REPUBLIKA.CO.ID, JAKARTA -- Peraturan Pemerintah Pengganti Undang-Undang (Perppu) Nomor 2 Tahun 2020 tentang Pemilihan Kepala Daerah (Perppu Pilkada) digugat ke Mahkamah Konstitusi (MK). Pemohon gugatan adalah Lembaga Kemasyarakatan Paguyuban Warga Solo Peduli Pemilu (PWSPP) yang diwakili Ketua Johan Syafaat Mahanani dan Wakil Ketua Almas Tsaqibbirru.
Pengajuan permohonan didaftarkan secara online melalui Sistem Informasi Penanganan Perkara Elektronik (SIMPEL) di situs resmi MK. Dikutip berkas pengajuan permohonan yang diunduh dari website MK, pemohon mendaftarkan gugatan pada Senin (8/6) kemarin.
PWSPP mengajukan pengujian Perppu Pilkada terkait Pasal 201A ayat 1 dan ayat 2. Ketentuan ini menyebutkan, pemungutan suara serentak ditunda karena bencana non-alam Covid-19 dan dijadwalkan kembali pada Desember 2020.
Menurut pemohon, pasal itu tidak sesuai dengan kondisi negara yang masih terpuruk karena pandemi Covid-19. Perppu 2/2020 dianggap tidak memenuhi syarat kegentingan memaksa untuk tetap melaksanakan pemungutan suara serentak pada Desember.
"Pemungutan suara serentak yang tetap akan dilaksanakan pada bulan Desember 2020 mendatang bertentangan dengan kebijakan pemerintah mengenai social distancing untuk mencegah penyebaran wabah virus Covid-19," tulis pemohon dalam berkas pengajuan permohonannya dikutip Republika.co.id, Selasa (9/6).
Pemohon mengatakan, pandemi Covid-19 yang tidak bisa diprediksi kapan berakhir dan sejumlah negara tetap melaksanakan pemilu lokal maupun nasional di tengah pandemi dengan protokol kesehatan, bukan alasan yang tepat gelar pilkada serentak di Indonesia.

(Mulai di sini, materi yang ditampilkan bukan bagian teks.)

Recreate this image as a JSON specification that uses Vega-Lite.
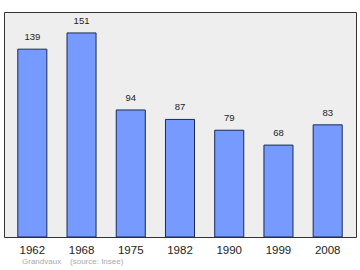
{
  "$schema": "https://vega.github.io/schema/vega-lite/v6.json",
  "width": 352,
  "height": 225,
  "autosize": {"type": "none"},
  "padding": {"left": 4, "top": 12, "right": 4, "bottom": 33},
  "background": "white",
  "config": {
    "view": {"fill": "#eeeeee", "stroke": "#333333", "strokeWidth": 1},
    "font": "Liberation Sans"
  },
  "title": {
    "text": "Grandvaux\u00a0\u00a0\u00a0\u00a0(source: Insee)",
    "orient": "bottom",
    "anchor": "start",
    "fontSize": 8,
    "fontWeight": "normal",
    "color": "#aaaaaa",
    "dx": 18,
    "offset": 2,
    "font": "Liberation Sans"
  },
  "data": {
    "values": [
      {"year": "1962", "pop": 139},
      {"year": "1968", "pop": 151},
      {"year": "1975", "pop": 94},
      {"year": "1982", "pop": 87},
      {"year": "1990", "pop": 79},
      {"year": "1999", "pop": 68},
      {"year": "2008", "pop": 83}
    ]
  },
  "encoding": {
    "x": {
      "field": "year",
      "type": "ordinal",
      "scale": {"paddingInner": 0.41, "paddingOuter": 0.28},
      "axis": {
        "title": null,
        "labelAngle": 0,
        "domain": false,
        "ticks": false,
        "labelPadding": 7,
        "labelFontSize": 11.5,
        "labelColor": "#222222",
        "labelFont": "Liberation Sans"
      }
    },
    "y": {
      "field": "pop",
      "type": "quantitative",
      "scale": {"domain": [0, 166.5], "nice": false},
      "axis": null
    }
  },
  "layer": [
    {
      "mark": {"type": "bar", "fill": "#779aff", "stroke": "#1a2a55", "strokeWidth": 1}
    },
    {
      "mark": {"type": "text", "baseline": "bottom", "dy": -7, "fontSize": 9.5, "color": "#222222", "font": "Liberation Sans"},
      "encoding": {"text": {"field": "pop", "type": "quantitative"}}
    }
  ]
}
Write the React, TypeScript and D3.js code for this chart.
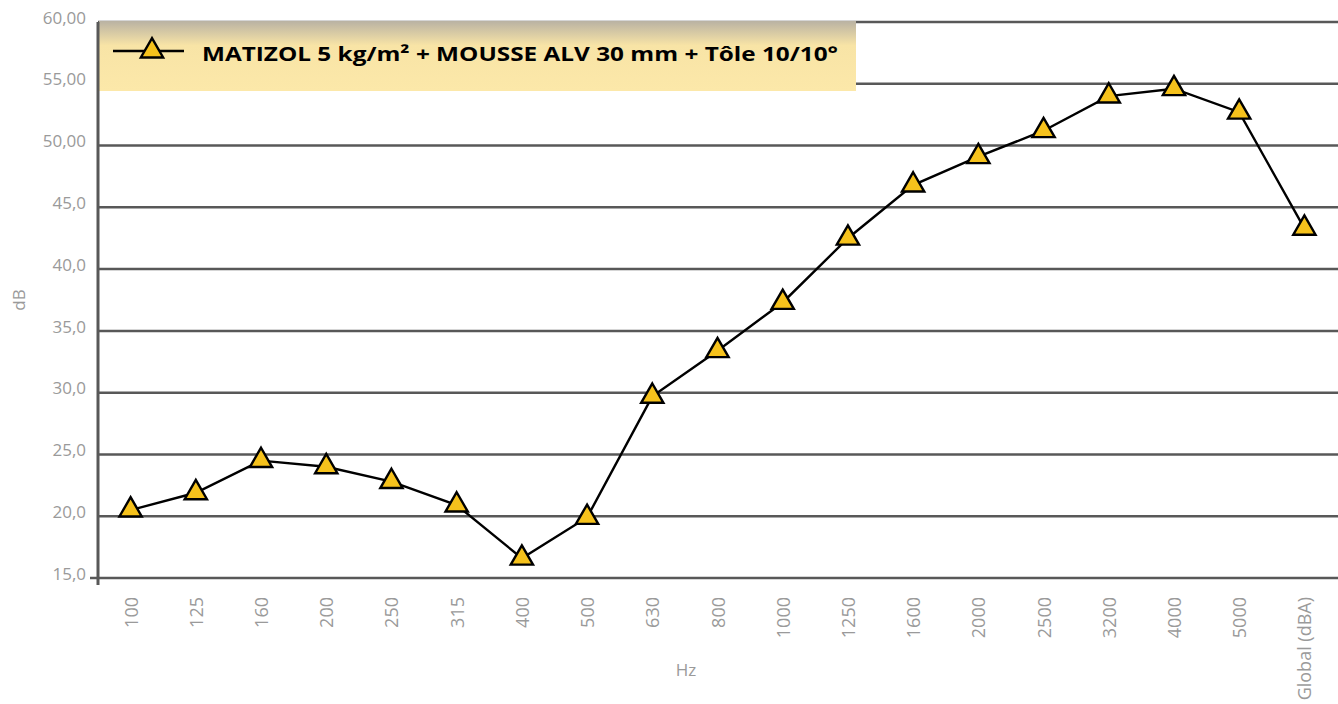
import React, { useEffect, useRef } from 'react';
import * as d3 from 'd3';

const categories = ['100', '125', '160', '200', '250', '315', '400', '500', '630', '800', '1000', '1250', '1600', '2000', '2500', '3200', '4000', '5000', 'Global (dBA)'];
const values = [20.5, 21.9, 24.5, 24.0, 22.8, 20.9, 16.6, 19.9, 29.7, 33.4, 37.3, 42.5, 46.8, 49.1, 51.2, 54.0, 54.6, 52.7, 43.3];
const yTicks = [15, 20, 25, 30, 35, 40, 45, 50, 55, 60];
const yTickLabels = ['15,0', '20,0', '25,0', '30,0', '35,0', '40,0', '45,0', '50,00', '55,00', '60,00'];
const seriesName = 'MATIZOL 5 kg/m² + MOUSSE ALV 30 mm + Tôle 10/10°';

const App: React.FC = () => {
	const svgRef = useRef<SVGSVGElement>(null);

	useEffect(() => {
		if (!svgRef.current) return;
		const width = 1338;
		const height = 704;
		const left = 98;
		const right = 1337;
		const top = 22;
		const bottom = 578;
		const font = '"Open Sans", "Noto Sans", sans-serif';

		const svg = d3.select(svgRef.current)
			.attr('width', width)
			.attr('height', height);
		svg.selectAll('*').remove();

		const xScale = d3.scaleBand<string>()
			.domain(categories)
			.range([left, right]);
		const yScale = d3.scaleLinear()
			.domain([15, 60])
			.range([bottom, top]);

		const defs = svg.append('defs');
		const grad = defs.append('linearGradient')
			.attr('id', 'legendGrad')
			.attr('x1', 0).attr('y1', 0).attr('x2', 0).attr('y2', 1);
		grad.append('stop').attr('offset', '0%').attr('stop-color', '#b9b2a3');
		grad.append('stop').attr('offset', '35%').attr('stop-color', '#f8e4a6');
		grad.append('stop').attr('offset', '100%').attr('stop-color', '#fce8a9');

		// gridlines
		svg.append('g')
			.selectAll('line')
			.data(yTicks.filter(t => t > 15))
			.join('line')
			.attr('x1', left)
			.attr('x2', width)
			.attr('y1', d => yScale(d))
			.attr('y2', d => yScale(d))
			.attr('stroke', '#585858')
			.attr('stroke-width', 2.5);

		// legend box (drawn over top gridlines)
		svg.append('rect')
			.attr('x', left + 1)
			.attr('y', top - 1)
			.attr('width', 757)
			.attr('height', 70)
			.attr('fill', 'url(#legendGrad)');

		// x axis
		svg.append('line')
			.attr('x1', 90).attr('x2', width)
			.attr('y1', bottom).attr('y2', bottom)
			.attr('stroke', '#585858').attr('stroke-width', 2.5);
		// y axis
		svg.append('line')
			.attr('x1', left).attr('x2', left)
			.attr('y1', top).attr('y2', bottom + 7)
			.attr('stroke', '#585858').attr('stroke-width', 3);

		// y tick labels
		svg.append('g')
			.selectAll('text')
			.data(yTicks)
			.join('text')
			.attr('x', 86)
			.attr('y', d => yScale(d))
			.attr('dy', '0.1em')
			.attr('text-anchor', 'end')
			.attr('font-family', font)
			.attr('font-size', 17)
			.attr('fill', '#9a9a9a')
			.text((d, i) => yTickLabels[i]);

		// x tick labels
		svg.append('g')
			.selectAll('text')
			.data(categories)
			.join('text')
			.attr('transform', d => `translate(${xScale(d)! + xScale.bandwidth() / 2},597) rotate(-90)`)
			.attr('text-anchor', 'end')
			.attr('dominant-baseline', 'central')
			.attr('font-family', font)
			.attr('font-size', 18)
			.attr('fill', '#9a9a9a')
			.text(d => d);

		// axis titles
		svg.append('text')
			.attr('transform', 'translate(18,300) rotate(-90)')
			.attr('text-anchor', 'middle')
			.attr('dominant-baseline', 'central')
			.attr('font-family', font)
			.attr('font-size', 17)
			.attr('fill', '#9a9a9a')
			.text('dB');
		svg.append('text')
			.attr('x', 686)
			.attr('y', 676)
			.attr('text-anchor', 'middle')
			.attr('font-family', font)
			.attr('font-size', 17)
			.attr('fill', '#9a9a9a')
			.text('Hz');

		const cx = (d: string) => xScale(d)! + xScale.bandwidth() / 2;
		const line = d3.line<number>()
			.x((d, i) => cx(categories[i]))
			.y(d => yScale(d));

		svg.append('path')
			.datum(values)
			.attr('d', line)
			.attr('fill', 'none')
			.attr('stroke', '#000')
			.attr('stroke-width', 2.4);

		const tri = d3.symbol().type(d3.symbolTriangle).size(215);
		svg.append('g')
			.selectAll('path')
			.data(values)
			.join('path')
			.attr('d', tri)
			.attr('transform', (d, i) => `translate(${cx(categories[i])},${yScale(d)})`)
			.attr('fill', '#f6c21c')
			.attr('stroke', '#000')
			.attr('stroke-width', 2.4);

		// legend
		const lg = svg.append('g');
		lg.append('line')
			.attr('x1', 113).attr('x2', 184)
			.attr('y1', 51).attr('y2', 51)
			.attr('stroke', '#000').attr('stroke-width', 2.4);
		lg.append('path')
			.attr('d', tri)
			.attr('transform', 'translate(152,51)')
			.attr('fill', '#f6c21c')
			.attr('stroke', '#000')
			.attr('stroke-width', 2.4);
		lg.append('text')
			.attr('x', 202)
			.attr('y', 61)
			.attr('font-family', font)
			.attr('font-weight', 'bold')
			.attr('font-size', 20)
			.attr('fill', '#000')
			.attr('textLength', 636)
			.attr('lengthAdjust', 'spacingAndGlyphs')
			.text(seriesName);
	}, []);

	return <svg ref={svgRef} style={{ position: 'absolute', left: 0, top: 0, display: 'block' }}></svg>;
};

export default App;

Alasan tersebut tidak bisa disamaratakan di Indonesia.
Pemohon menuturkan, seharusnya pemerintah memikirkan rakyat yang saat ini membutuhkan bantuan di tengat pandemi Covid-19 daripada membahas pilkada serentak pada Desember. Menurutnya, jika tahapan pilkada tetap dilaksanakan maka berpotensi peningkatan risiko penyebaran virus corona di daerah dan memperpanjang masa pandemi Covid-19.
Dalam petitumnya, pemohon meminta MK menyatakan Pasal 201A ayat 1 dan ayat 2 bertentangan dengan Undang-Undang Dasar 1945. MK juga diminta menyatakan pasal tersebut mempunyai kekuatan hukum mengikat sepanjang dimaknai tahapan pilkada serentak dapat dilaksanakan setelah Keputusan Presiden Nomor 12 Tahun 2020 tentang penetapan bencanan nonalam penyebaran Covid-19 sebagai bencana nasional dicabut.